▶ What you have to do: Copy out all lines in the data below containing the string "document".

▶ Information given:

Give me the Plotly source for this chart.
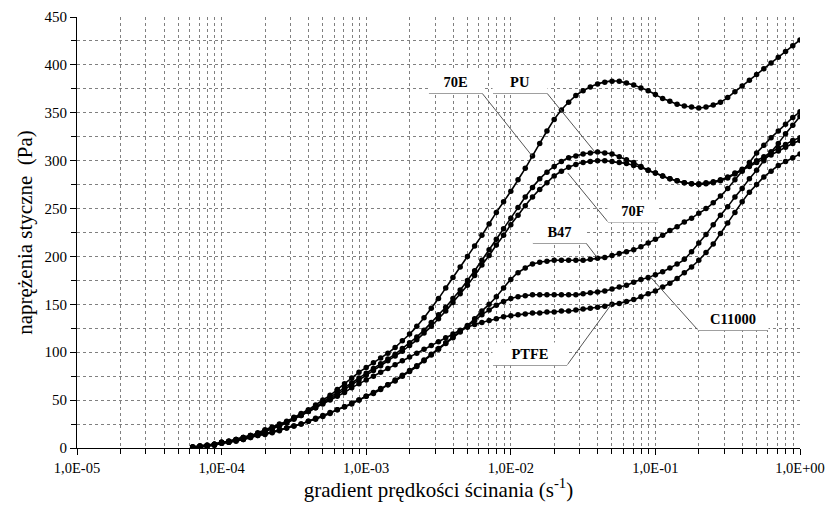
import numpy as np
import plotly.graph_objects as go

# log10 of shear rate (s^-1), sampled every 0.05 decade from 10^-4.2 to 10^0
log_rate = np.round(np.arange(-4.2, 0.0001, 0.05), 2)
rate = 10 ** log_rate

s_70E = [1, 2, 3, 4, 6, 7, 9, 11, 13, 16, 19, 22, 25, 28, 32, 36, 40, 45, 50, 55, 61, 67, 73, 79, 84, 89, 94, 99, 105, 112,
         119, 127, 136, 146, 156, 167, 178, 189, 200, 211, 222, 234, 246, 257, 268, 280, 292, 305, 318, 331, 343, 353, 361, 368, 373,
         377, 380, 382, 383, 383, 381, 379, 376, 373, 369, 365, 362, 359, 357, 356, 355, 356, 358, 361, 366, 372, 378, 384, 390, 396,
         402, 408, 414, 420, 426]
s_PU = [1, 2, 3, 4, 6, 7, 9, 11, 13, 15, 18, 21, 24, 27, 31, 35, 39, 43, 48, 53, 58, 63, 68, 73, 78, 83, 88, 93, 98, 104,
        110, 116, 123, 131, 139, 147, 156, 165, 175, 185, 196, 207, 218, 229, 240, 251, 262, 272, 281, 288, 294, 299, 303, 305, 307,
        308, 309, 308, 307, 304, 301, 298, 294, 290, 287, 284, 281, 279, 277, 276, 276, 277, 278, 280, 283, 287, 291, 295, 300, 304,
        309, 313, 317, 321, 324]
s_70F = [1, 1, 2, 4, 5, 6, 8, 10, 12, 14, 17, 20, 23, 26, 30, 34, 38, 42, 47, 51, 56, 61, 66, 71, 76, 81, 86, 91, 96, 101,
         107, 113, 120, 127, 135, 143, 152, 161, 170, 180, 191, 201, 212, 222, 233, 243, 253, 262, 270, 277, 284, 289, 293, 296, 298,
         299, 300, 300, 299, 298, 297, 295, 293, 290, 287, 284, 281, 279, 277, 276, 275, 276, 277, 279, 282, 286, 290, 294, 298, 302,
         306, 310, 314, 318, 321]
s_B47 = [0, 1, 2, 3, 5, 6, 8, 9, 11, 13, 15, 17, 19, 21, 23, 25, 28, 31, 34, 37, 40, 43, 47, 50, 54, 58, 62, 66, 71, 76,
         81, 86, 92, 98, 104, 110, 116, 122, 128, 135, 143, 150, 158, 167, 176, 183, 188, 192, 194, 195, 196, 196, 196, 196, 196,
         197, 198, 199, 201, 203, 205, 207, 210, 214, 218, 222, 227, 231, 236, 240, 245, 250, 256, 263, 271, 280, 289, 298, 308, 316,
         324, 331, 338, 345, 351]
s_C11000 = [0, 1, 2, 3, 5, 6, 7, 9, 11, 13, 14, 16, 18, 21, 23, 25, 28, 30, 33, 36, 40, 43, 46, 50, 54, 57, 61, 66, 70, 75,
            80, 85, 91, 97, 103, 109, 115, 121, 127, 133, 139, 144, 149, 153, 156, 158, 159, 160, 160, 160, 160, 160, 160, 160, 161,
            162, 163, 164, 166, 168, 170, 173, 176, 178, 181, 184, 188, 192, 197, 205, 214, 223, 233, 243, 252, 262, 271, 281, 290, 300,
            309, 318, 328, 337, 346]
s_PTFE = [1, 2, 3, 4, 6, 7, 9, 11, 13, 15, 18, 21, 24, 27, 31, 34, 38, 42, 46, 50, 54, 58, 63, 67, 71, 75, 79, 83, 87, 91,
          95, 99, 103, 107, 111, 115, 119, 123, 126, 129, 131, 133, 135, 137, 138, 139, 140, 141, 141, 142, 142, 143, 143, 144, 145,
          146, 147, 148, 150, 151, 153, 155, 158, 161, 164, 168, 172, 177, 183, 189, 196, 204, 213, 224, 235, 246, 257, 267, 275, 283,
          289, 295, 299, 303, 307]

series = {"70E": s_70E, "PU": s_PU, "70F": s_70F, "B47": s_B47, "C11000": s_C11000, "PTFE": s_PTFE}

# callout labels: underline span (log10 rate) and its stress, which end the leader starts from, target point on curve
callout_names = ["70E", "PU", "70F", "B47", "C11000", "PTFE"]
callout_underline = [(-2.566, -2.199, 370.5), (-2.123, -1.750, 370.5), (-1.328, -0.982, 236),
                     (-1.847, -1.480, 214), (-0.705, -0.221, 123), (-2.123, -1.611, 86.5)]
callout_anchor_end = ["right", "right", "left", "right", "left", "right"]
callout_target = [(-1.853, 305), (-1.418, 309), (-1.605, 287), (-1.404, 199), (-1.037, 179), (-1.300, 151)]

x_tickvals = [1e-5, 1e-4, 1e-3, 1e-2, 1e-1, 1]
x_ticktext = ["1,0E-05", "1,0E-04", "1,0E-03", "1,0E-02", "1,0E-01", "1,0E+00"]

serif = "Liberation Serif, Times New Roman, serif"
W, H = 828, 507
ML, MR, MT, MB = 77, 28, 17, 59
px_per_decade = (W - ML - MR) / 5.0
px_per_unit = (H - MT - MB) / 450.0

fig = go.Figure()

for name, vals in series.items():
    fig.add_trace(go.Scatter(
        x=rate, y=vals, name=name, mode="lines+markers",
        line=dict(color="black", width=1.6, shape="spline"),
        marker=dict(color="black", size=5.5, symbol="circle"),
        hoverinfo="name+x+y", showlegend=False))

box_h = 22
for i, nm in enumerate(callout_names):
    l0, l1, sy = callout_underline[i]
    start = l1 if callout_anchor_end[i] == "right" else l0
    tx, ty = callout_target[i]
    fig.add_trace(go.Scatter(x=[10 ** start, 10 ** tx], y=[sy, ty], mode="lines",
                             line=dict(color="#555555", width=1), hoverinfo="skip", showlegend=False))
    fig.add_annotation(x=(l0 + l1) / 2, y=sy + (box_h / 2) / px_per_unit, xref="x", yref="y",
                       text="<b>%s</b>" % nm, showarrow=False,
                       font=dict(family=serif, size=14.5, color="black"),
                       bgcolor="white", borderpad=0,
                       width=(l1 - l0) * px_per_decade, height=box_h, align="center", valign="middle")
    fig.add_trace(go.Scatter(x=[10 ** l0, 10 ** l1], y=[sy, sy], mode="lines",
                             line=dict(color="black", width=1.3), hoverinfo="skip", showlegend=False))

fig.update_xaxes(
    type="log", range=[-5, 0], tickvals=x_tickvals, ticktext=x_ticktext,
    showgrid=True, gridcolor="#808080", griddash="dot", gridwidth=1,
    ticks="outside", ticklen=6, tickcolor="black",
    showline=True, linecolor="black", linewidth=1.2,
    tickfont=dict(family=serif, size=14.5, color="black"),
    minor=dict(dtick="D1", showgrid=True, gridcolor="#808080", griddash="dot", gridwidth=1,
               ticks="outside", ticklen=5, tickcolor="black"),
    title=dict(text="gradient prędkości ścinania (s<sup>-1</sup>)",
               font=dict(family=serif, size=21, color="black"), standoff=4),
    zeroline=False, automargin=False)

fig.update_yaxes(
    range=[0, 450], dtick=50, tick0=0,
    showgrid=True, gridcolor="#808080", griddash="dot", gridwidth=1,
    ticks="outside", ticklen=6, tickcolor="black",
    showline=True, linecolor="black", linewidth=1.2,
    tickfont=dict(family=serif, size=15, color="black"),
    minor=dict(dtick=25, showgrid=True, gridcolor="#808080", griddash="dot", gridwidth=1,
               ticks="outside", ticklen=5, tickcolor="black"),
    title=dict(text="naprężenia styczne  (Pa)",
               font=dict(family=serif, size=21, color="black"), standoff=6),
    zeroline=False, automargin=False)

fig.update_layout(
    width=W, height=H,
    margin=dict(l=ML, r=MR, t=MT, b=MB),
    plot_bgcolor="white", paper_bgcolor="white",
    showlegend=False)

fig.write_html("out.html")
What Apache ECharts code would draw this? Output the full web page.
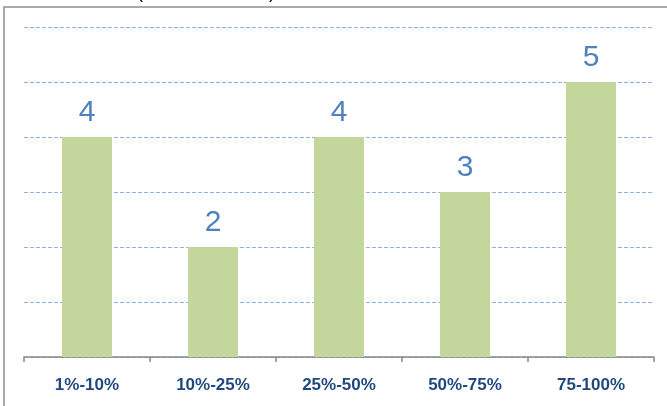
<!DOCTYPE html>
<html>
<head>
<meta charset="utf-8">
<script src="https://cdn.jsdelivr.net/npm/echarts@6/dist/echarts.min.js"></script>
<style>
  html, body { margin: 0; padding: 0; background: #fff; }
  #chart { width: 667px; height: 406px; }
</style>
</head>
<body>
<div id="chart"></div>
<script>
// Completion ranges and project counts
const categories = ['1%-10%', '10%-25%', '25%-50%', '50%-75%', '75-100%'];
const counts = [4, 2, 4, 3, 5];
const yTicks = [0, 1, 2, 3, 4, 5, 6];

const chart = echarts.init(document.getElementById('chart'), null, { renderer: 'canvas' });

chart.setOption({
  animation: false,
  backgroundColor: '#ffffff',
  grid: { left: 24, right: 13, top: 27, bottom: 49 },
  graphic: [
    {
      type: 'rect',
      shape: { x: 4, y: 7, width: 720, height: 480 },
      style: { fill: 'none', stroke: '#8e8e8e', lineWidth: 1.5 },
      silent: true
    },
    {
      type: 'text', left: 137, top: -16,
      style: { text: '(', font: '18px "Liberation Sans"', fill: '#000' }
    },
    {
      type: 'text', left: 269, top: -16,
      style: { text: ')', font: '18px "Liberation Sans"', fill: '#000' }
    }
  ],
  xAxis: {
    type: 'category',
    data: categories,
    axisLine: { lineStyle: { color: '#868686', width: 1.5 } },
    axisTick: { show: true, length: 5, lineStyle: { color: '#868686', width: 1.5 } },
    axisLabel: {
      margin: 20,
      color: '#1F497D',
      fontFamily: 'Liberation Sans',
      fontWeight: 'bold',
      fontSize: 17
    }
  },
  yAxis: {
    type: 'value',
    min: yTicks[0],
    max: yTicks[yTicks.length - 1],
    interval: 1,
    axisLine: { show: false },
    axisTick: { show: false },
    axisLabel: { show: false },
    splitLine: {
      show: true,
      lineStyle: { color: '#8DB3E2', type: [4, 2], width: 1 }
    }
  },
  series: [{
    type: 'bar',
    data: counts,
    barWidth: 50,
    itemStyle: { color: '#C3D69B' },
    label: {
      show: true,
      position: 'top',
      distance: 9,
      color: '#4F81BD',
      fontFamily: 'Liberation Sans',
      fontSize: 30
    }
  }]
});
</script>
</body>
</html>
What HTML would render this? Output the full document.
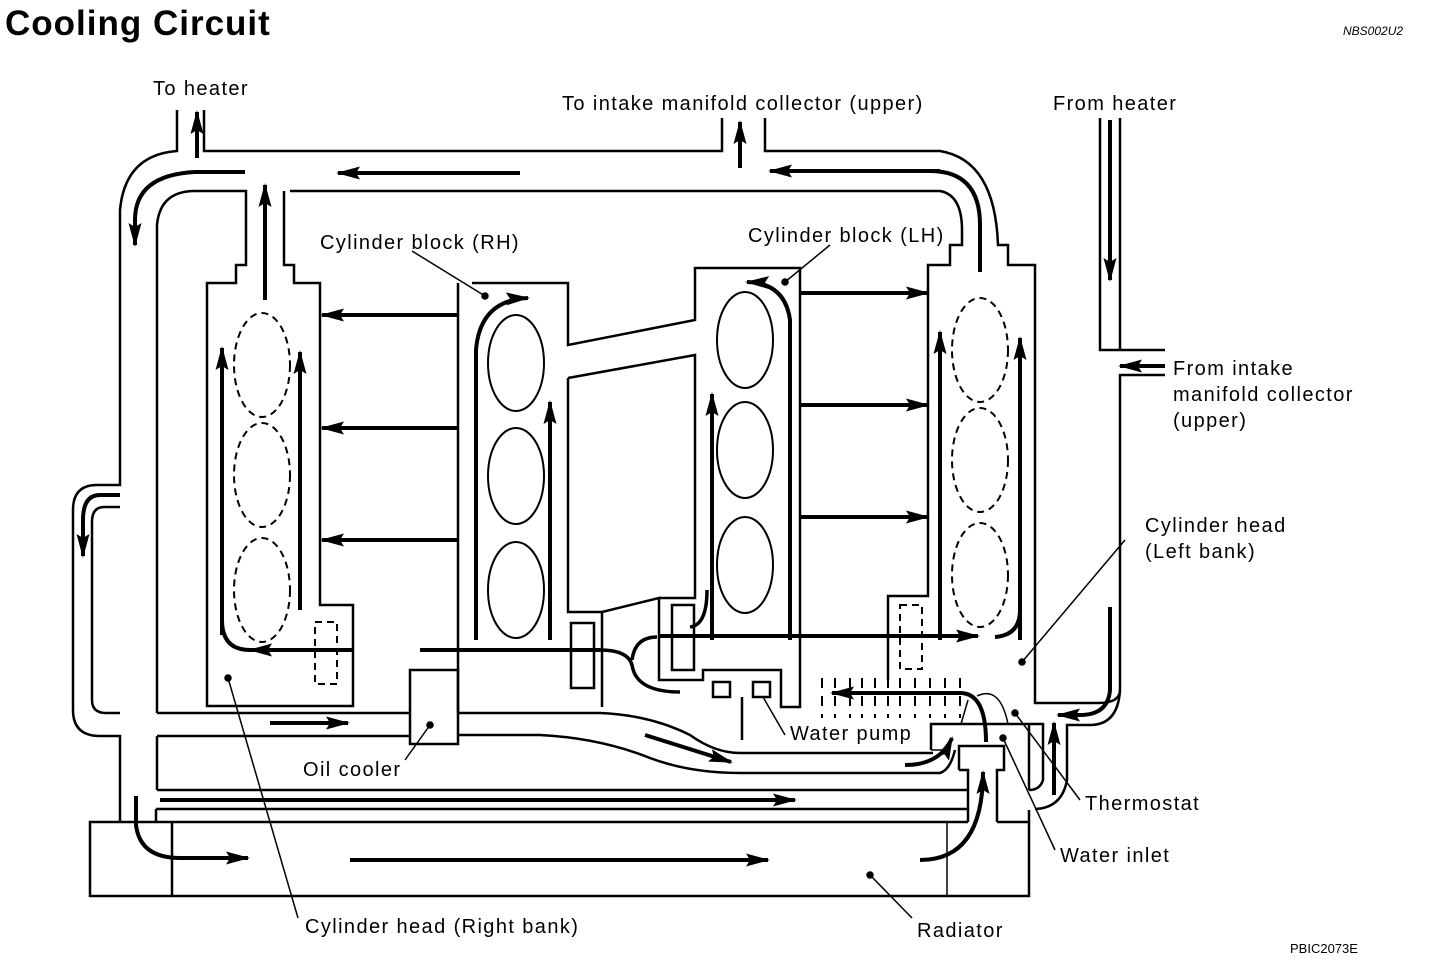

▶ Solution for this exercise:
const chart = echarts.init(document.getElementById('chart'), null, { renderer: 'canvas' });
What HTML would render this? Output the full document.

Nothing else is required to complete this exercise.